Protesting Chen supporters target judge’s home

Minnie Chan
13 September 2009

The home of the judge who handed down controversial life sentences in the graft case against former Taiwanese president Chen Shui-bian and his wife, Wu Shu-chen, has become the latest hot spot for protests by Chen’s supporters.

Judge Tsai Shou-hsun became a household name on the island when he handed down his 1,523-page verdict on the disgraced former first family on Friday.

The verdict has divided the island. The opposition Democratic Progressive Party, which Chen once led, called the trial flawed, while the ruling Kuomintang hailed the verdict as a milestone in Taiwan’s legal history.

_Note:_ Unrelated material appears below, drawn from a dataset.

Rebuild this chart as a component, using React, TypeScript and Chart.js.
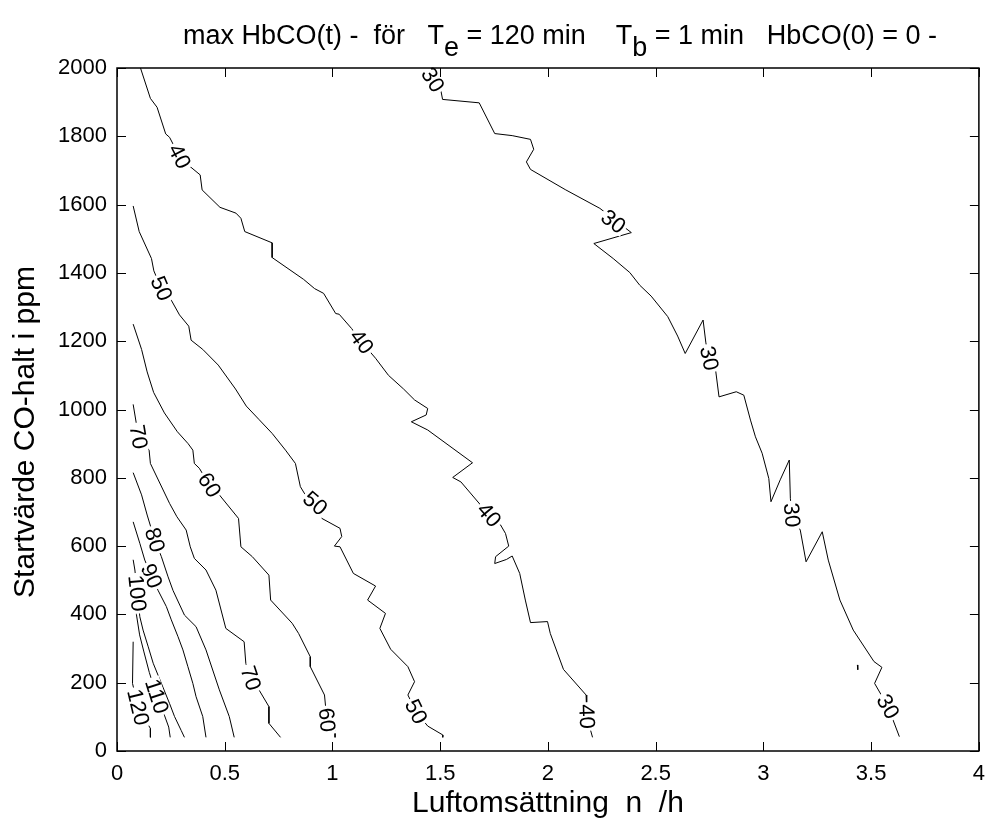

Chen, 58, was sentenced to life in prison on Friday after being convicted of embezzling state funds, laundering money and accepting bribes of around NT$900 million (HK$214 million), the court said.

Wheelchair-bound Wu, 57, also received a life sentence. The couple were ordered to pay a combined fine of NT$500 million.

Almost 40 per cent of respondents in a survey conducted by the China Times newspaper agreed with the verdict, while 24 per cent said that the life sentences were too harsh.

Scuffles involving dozens of supporters and opponents of Chen broke out before the District Court hearing in Taipei on Friday. Chen’s backers have now focused their anger on the judge.

More than 30 protesters, led by Yang Chyi-wen, a former leader of the pro-independence Taiwan Society, protested outside Tsai’s home yesterday.

Breaking months of silence, Tsai said he had been under such immense pressure when handling the case that he had to disguise himself before going out in public.

Chen was first detained in November before he was formally charged with corruption. He was freed for two weeks in December until the court appointed Tsai and two other judges to oversee the case.

Local media yesterday quoted officers of the detention centre holding Chen as saying that the former president had appeared calm when he heard about the verdict.

Chen’s supporters are lobbying for him to be bailed pending an appeal. But Professor Chang Ling-chen, a political analyst at National Taiwan University, said their chances of success were slim.

“More than a dozen people are accused of being complicit in the former first family’s corruption and money-laundering cases,” she said. “The judges would worry that Chen would collude with other defendants, or even threaten them, if he is freed.”

Taipei-based political commentator Paul Lin said Chen’s sole hope of freedom would be a pardon in 2011 when President Ma Ying-jeou might want to woo Chen’s supporters ahead of the island’s 2012 presidential election.

“It’s possible for Chen to receive a pardon from Ma in 2011,” he said.